O gasoduto Nord Stream é um meio de transporte de gás natural até à União Europeia, construído para garantir a segurança do fornecimento daquele recurso energético, apoiar os objetivos de defesa climática e fortalecer no mercado interno energético. Para responder à procura, a UE precisa de novas fontes de gás fiáveis, sustentáveis e económicas. O Nord Stream 2, concluído desde agosto de 2021, tem 1230 quilómetros de comprimento e corre sob o Mar Báltico desde a Rússia até à costa báltica da Alemanha, ao lado do gasoduto anterior, o Nord Stream. Tem o dobro da capacidade daquele, sendo capaz de fornecer 110 mil milhões de metros cúbicos de gás natural ao ano.
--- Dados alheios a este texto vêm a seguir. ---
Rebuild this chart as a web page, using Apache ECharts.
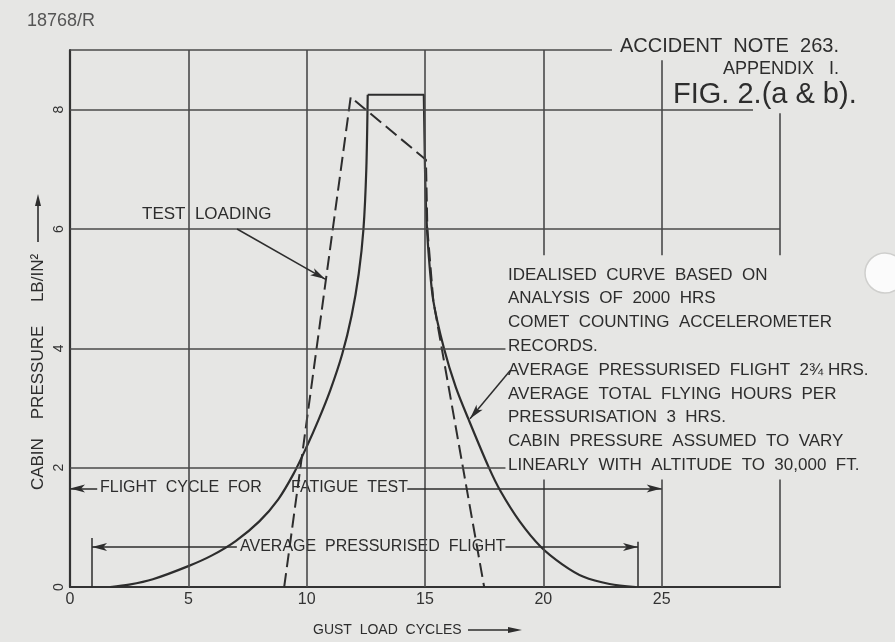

Em 2020, 35% do gás natural consumido na Europa chegou da Rússia, contra 26% em 2010. Em 2021, a taxa de importações europeias da Rússia eram de 42%, via gasodutos e carregamentos de gás natural liquefeito (LNG). Cinco empresas de energia ocidentais financiaram os €11 mil milhões que custou o gasoduto, construído também para substituir o Nord Stream, que passa pela Ucrânia e pela Polónia, e esteve no centro de disputas entre Moscovo e Kiev sobre os preços do gás. Muitos defendem que o gasoduto só interessava realmente à Alemanha e à Áustria, dois dos co-financiadores, porém, o chanceler alemão Olaf Scholz, que aprovou o negócio enquanto vice-chanceler e ministro das Finanças do último Governo de Angela Merkel, declarou que o Nord Stream 2 estaria refém da deriva invasora de Putin. Alinhando agora com Washington (que sempre se opusera ao projeto), Scholz congelou a certificação pelos técnicos alemães do gasoduto, o que, sob a exigente legislação europeia, impede a sua entrada em funcionamento. A Europa é chave para o mercado da Gazprom, empresa estatal russa cujas vendas suportam o orçamento de Estado. A Europa precisa de gás para substituir o carvão e a energia nuclear enquanto as energias renováveis não conseguem responder à procura.